I had to take a stand, I just couldn't deal with the arguments or the not knowing if he was just wanting a sexual relationship with me because he's lonely or because he cares about me. I think it's just because he's lonely. He still has her spare toothbrush, makeup bag and deodorant at his flat.

I can't bear to be used like that, hearing my best friend comparing my bedroom skills to that of his ex fiancee was just awful, even though he was comparing me in a favourable light. It's just so wrong... yet the times that I deliberately let my shirt unbutton or dropped something sexy into conversation... it made him hungry... I used to be able to read him better than anyone. Although saying that most guys are lead by their dicks and his reaction would have been a primal response rather than a romantic one.

Anyway, here's me at my parents house, feeling sad and alone and missing him like crazy. I had to get out of the town where we live as it all felt too close for comfort. I can't say I'm forgetting it... the ache in my chest just won't let me forget... but I'm amongst people that I love so that makes me feel better.

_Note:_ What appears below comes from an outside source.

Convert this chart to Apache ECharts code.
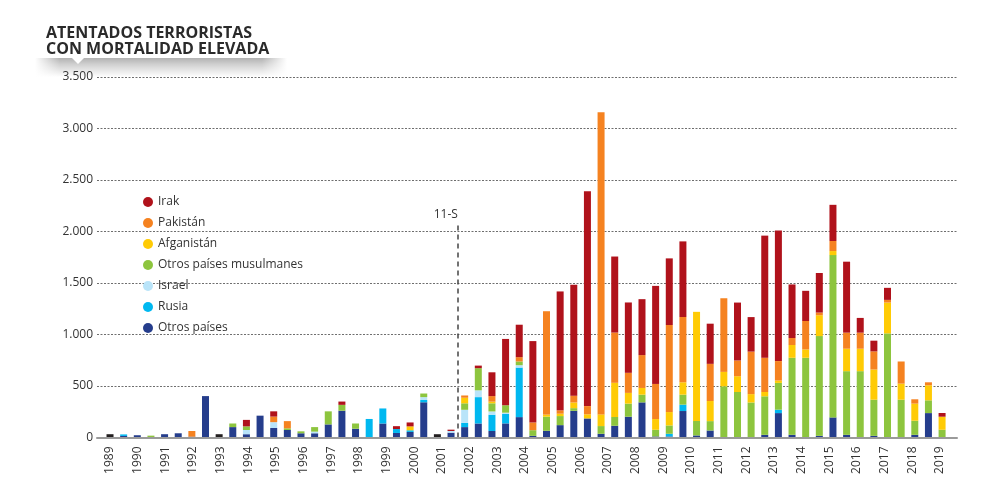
<!DOCTYPE html>
<html>
<head>
<meta charset="utf-8">
<script src="https://cdn.jsdelivr.net/npm/echarts@6/dist/echarts.min.js"></script>
<style>
html,body{margin:0;padding:0;background:#fff;}
#c{width:1003px;height:488px;}
</style>
</head>
<body>
<div id="c"></div>
<script>
// Years (two half-year bars per year)
const years = [1989,1990,1991,1992,1993,1994,1995,1996,1997,1998,1999,2000,2001,2002,2003,2004,2005,2006,2007,2008,2009,2010,2011,2012,2013,2014,2015,2016,2017,2018,2019];
const periods = [];
years.forEach(y => { periods.push(y + ' I'); periods.push(y + ' II'); });

// Series values (deaths per half-year)
const otrosSinLeyenda = [32,0,0,0,0,0,0,0,32,0, 0,0,0,0,0,0,0,0,0,0, 0,0,0,0,32,0,0,0,0,0, 0,0,0,0,0,0,0,0,0,0, 0,0,0,0,0,0,0,0,0,0, 0,0,0,0,0,0,0,0,0,0, 0,0];
const otrosPaises = [0,15,22,0,32,41,8,402,0,101, 32,212,92,73,41,41,127,260,85,0, 136,44,54,342,0,47,101,136,63,137, 198,16,65,120,259,185,36,114,202,341, 10,10,257,20,68,0,0,5,26,237, 26,0,16,195,26,0,16,0,0,26, 237,0];
const rusia = [0,15,0,0,0,0,0,0,0,0, 0,0,0,0,0,0,0,0,0,180, 146,38,16,22,0,0,41,256,158,91, 481,0,0,0,0,0,0,0,0,0, 0,26,62,0,0,0,0,0,0,33, 0,0,0,0,0,0,0,0,0,0, 0,0];
const israel = [0,0,0,0,0,0,0,0,0,0, 41,0,57,0,0,16,0,0,0,0, 0,0,0,28,0,16,127,66,32,13, 23,0,0,0,0,0,0,0,0,0, 0,0,0,0,0,0,0,0,0,0, 0,0,0,0,0,0,0,0,0,0, 0,0];
const musulmanes = [0,0,0,18,0,0,0,0,0,35, 35,0,0,16,19,44,127,57,51,0, 0,0,0,35,0,0,63,215,79,72, 36,55,137,88,26,0,75,85,127,75, 65,81,97,140,91,497,442,335,374,260, 748,774,969,1576,618,644,351,1011,367,137, 124,75];
const afganistan = [0,0,0,0,0,0,0,0,0,0, 0,0,0,0,0,0,0,0,0,0, 0,0,38,0,0,0,54,0,16,0, 0,0,20,23,55,40,113,332,104,65, 104,130,120,1060,195,140,153,81,42,23, 124,81,202,39,218,218,293,299,156,166, 146,127];
const pakistan = [0,0,0,0,0,0,55,0,0,0, 0,0,54,70,0,0,0,0,0,0, 0,0,0,0,0,0,22,0,54,0, 42,75,1004,33,65,80,2933,488,195,319, 341,845,634,0,361,715,153,413,332,189, 68,276,26,98,156,156,176,26,215,42, 29,0];
const irak = [0,0,0,0,0,0,0,0,0,0, 63,0,51,0,0,0,0,32,0,0, 0,28,38,0,0,13,0,25,231,644, 315,790,0,1154,1078,2085,0,738,683,543, 952,647,734,0,390,0,562,335,1186,1268, 520,293,384,351,689,143,104,117,0,0, 0,36];

// Annotation: 11-S between 2001 II and 2002 I
const marker11S = { label: '11-S', position: 25.5, top: 2075 };

const font = 'Open Sans';
const txt = '#333';
const fmt = v => v >= 1000 ? Math.floor(v / 1000) + '.' + String(v % 1000).padStart(3, '0') : String(v);

const chart = echarts.init(document.getElementById('c'), null, { renderer: 'canvas' });

function bar(name, data, color) {
  return {
    name, type: 'bar', stack: 'total', data,
    xAxisIndex: 1, yAxisIndex: 1, barWidth: 7,
    itemStyle: { color }, silent: true
  };
}

chart.setOption({
  animation: false,
  backgroundColor: '#fff',
  textStyle: { fontFamily: font },
  title: {
    text: 'ATENTADOS TERRORISTAS\nCON MORTALIDAD ELEVADA',
    left: 46, top: 25, padding: 0,
    textStyle: { fontFamily: font, fontSize: 16, fontWeight: 'bold', lineHeight: 16, color: '#2a2a2a' }
  },
  graphic: [
    { type: 'rect', z: -1, shape: { x: 35, y: 58, width: 252, height: 19 },
      style: { fill: new echarts.graphic.LinearGradient(0, 0, 0, 1, [
        { offset: 0, color: 'rgba(0,0,0,0.30)' }, { offset: 0.35, color: 'rgba(0,0,0,0.18)' }, { offset: 1, color: 'rgba(0,0,0,0)' }]) } },
    { type: 'rect', z: -1, shape: { x: 35, y: 57, width: 25, height: 21 },
      style: { fill: new echarts.graphic.LinearGradient(0, 0, 1, 0, [
        { offset: 0, color: 'rgba(255,255,255,1)' }, { offset: 1, color: 'rgba(255,255,255,0)' }]) } },
    { type: 'rect', z: -1, shape: { x: 262, y: 57, width: 25, height: 21 },
      style: { fill: new echarts.graphic.LinearGradient(0, 0, 1, 0, [
        { offset: 0, color: 'rgba(255,255,255,0)' }, { offset: 1, color: 'rgba(255,255,255,1)' }]) } },
    { type: 'polygon', z: -1, shape: { points: [[71, 57], [85, 57], [78, 64]] }, style: { fill: '#fff' } }
  ],
  legend: {
    orient: 'vertical', left: 138, top: 190, itemWidth: 10, itemHeight: 10, itemGap: 7,
    icon: 'circle', selectedMode: false,
    data: ['Irak', 'Pakistán', 'Afganistán', 'Otros países musulmanes', 'Israel', 'Rusia', 'Otros países'],
    textStyle: { fontFamily: font, fontSize: 12, color: txt, lineHeight: 14 }
  },
  grid: [
    { left: 97, right: 46, top: 77, bottom: 50.5 },
    { left: 103.2, width: 845.7, top: 77, bottom: 50.5 },
    { left: 110, width: 830, top: 77, bottom: 50.5 }
  ],
  xAxis: [
    { gridIndex: 0, type: 'category', data: periods, axisTick: { show: false }, axisLabel: { show: false },
      axisLine: { show: true, lineStyle: { color: '#9a9a9a', width: 2 } }, z: 5 },
    { gridIndex: 1, type: 'category', data: periods, show: false },
    { gridIndex: 2, type: 'category', data: years, boundaryGap: false,
      axisLine: { show: false }, axisTick: { show: false }, splitLine: { show: false },
      axisLabel: { interval: 0, rotate: 90, margin: 9, fontSize: 12, color: txt, fontFamily: font } },
    { gridIndex: 1, type: 'value', min: -0.5, max: periods.length - 0.5, show: false }
  ],
  yAxis: [
    { gridIndex: 0, type: 'value', min: 0, max: 3500, interval: 500,
      axisLine: { show: false }, axisTick: { show: false },
      axisLabel: { margin: 4, fontSize: 12, color: txt, fontFamily: font, formatter: fmt },
      splitLine: { show: true, lineStyle: { type: [2, 1.5], color: '#6e6e6e', width: 1 } } },
    { gridIndex: 1, type: 'value', min: 0, max: 3500, interval: 500, show: false },
    { gridIndex: 2, type: 'value', min: 0, max: 3500, show: false }
  ],
  series: [
    bar('Otros', otrosSinLeyenda, '#231f20'),
    bar('Otros países', otrosPaises, '#253d8c'),
    bar('Rusia', rusia, '#00b8f0'),
    bar('Israel', israel, '#b9e4f9'),
    bar('Otros países musulmanes', musulmanes, '#8dc53e'),
    bar('Afganistán', afganistan, '#ffcb05'),
    bar('Pakistán', pakistan, '#f58220'),
    bar('Irak', irak, '#b0121b'),
    {
      type: 'line', name: '11-S', data: [], xAxisIndex: 3, yAxisIndex: 1, silent: true,
      markLine: {
        symbol: 'none', silent: true, animation: false,
        lineStyle: { type: [5, 4], color: '#444', width: 1.5 },
        label: { show: true, position: 'end', formatter: marker11S.label, color: txt, fontSize: 12, fontFamily: font, align: 'right', distance: 3 },
        data: [[{ coord: [marker11S.position, 0] }, { coord: [marker11S.position, marker11S.top] }]]
      }
    }
  ]
});
</script>
</body>
</html>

I could break, I could contact him, but I cannot fall back into that habit because it means he'll always have the upper hand and I will NOT let myself be controlled that way.

He leaves for London in just under a month. I'm coming to terms with the fact that I might never see him again. And if I make this sacrifice...

Will I ever feel rewarded or will I always feel this empty?

There's no answers.

My only solace is the song "Picking Up The Pieces" by Paloma Faith.

Anyway, that's my rant overwith.

I fucking miss him. So fucking much. But I can't admit that to anyone who knows me.